Bir taraftan Rusya ve İran ile müttefiklik kurup diğer tartan
Esed’e düşmanlık yapmak trajikomiktir. Bir taraftan Rusya ve İran ile dost olup
diğer taraftan çocukların katledilişini kınamak ve uğradıkları vahşetlerden
dolayı ağlayıp sızlamak trajikomediliktir.
Ekonomik
çıkarlar ve beşeri korku insanlığı öyle biçip tüketmiştir ki, zalimlere teşvik
vermiştir.
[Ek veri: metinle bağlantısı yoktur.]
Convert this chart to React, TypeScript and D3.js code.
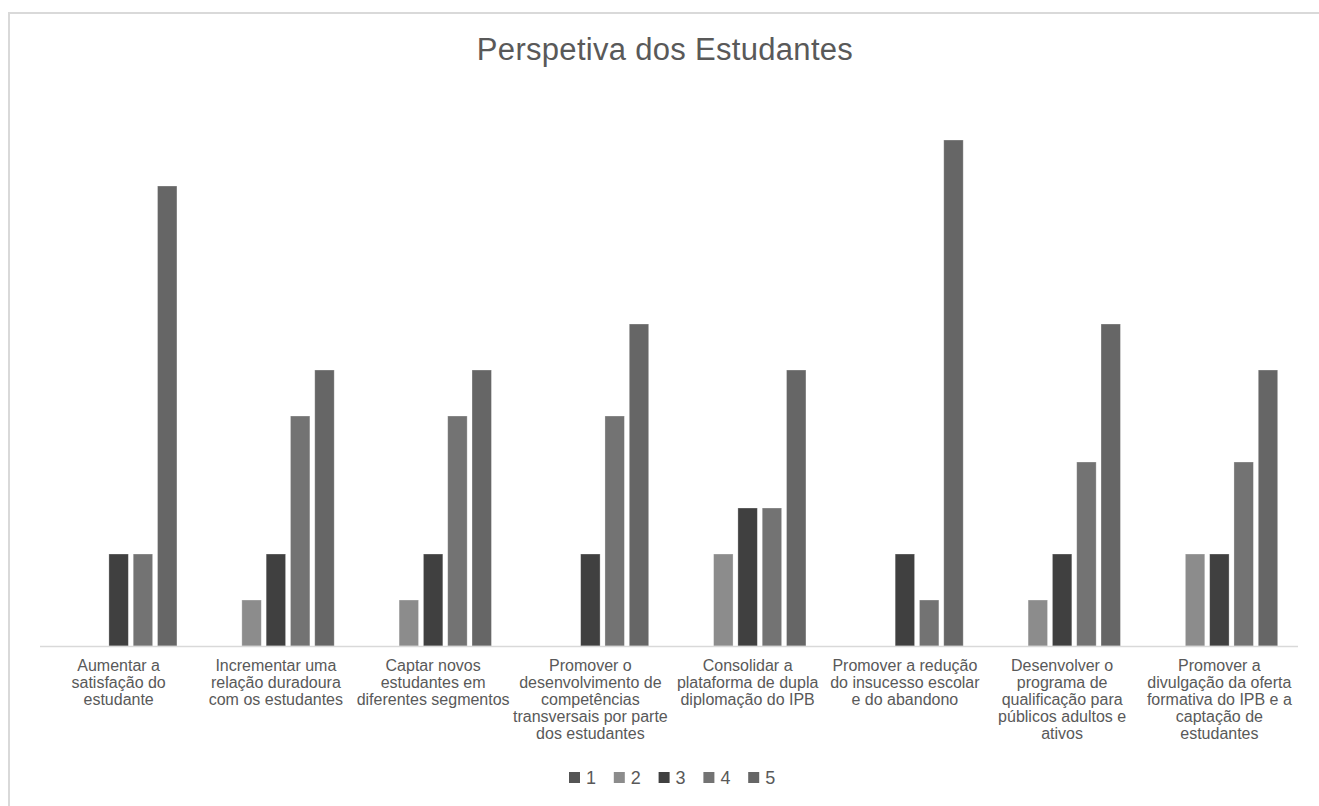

Kınamaktan öteye gidilememiş; salya sümük ağlamaktan beri bir mücadeleye
girişilememiş; yakınmak ve bağırmaktan fazla bir meydan çıkışı gerçekleştirilememiş;
sözde otorite merkezlerinden yaptırım kararları çıkarılmış ama uygulanamamış;
diplomatik menfaatler gözetilerek insanlığın ruhu sökülmüş; şantaj ve tehditlerle
yürekler korkuyla kaplanmış; alttan alta sürdürülen politik işbirliklerinden
insanlığa boş verilmiş; bedel ödemekten çekinen devletler bedeli mazlumlara
ödetmiş ve insanlık ölmüştür
Ancak
her şeyi görüp gözeterek karar veren Allah, fani dünyada mazlumları felaketlere
duçar kılarken ebedi bir mükâfatla onurlandırmış; zalimleri de ebedi bir
cehennemle aşağılamıştır
.
Dolayısıyla
insanlık adına gerekçesi her ne olursa olsun ne Rusya ne de İran’la herhangi
bir iş yapabilmenin ilk kuralı yapmamaktır.
“İşte o şeytan,
ancak kendi dostlarını korkutur. Şu halde, eğer iman etmiş kimseler iseniz
onlardan korkmayın, benden korkun.” Al-i İmran 175
“De ki: Allah'ın bizim için yazdığından başkası bize asla erişmez. O
bizim mevlâmızdır. Onun için müminler yalnız Allah'a dayanıp güvensinler.” Tevbe 51
“Biz, her şeyi bir kadere göre yarattık.”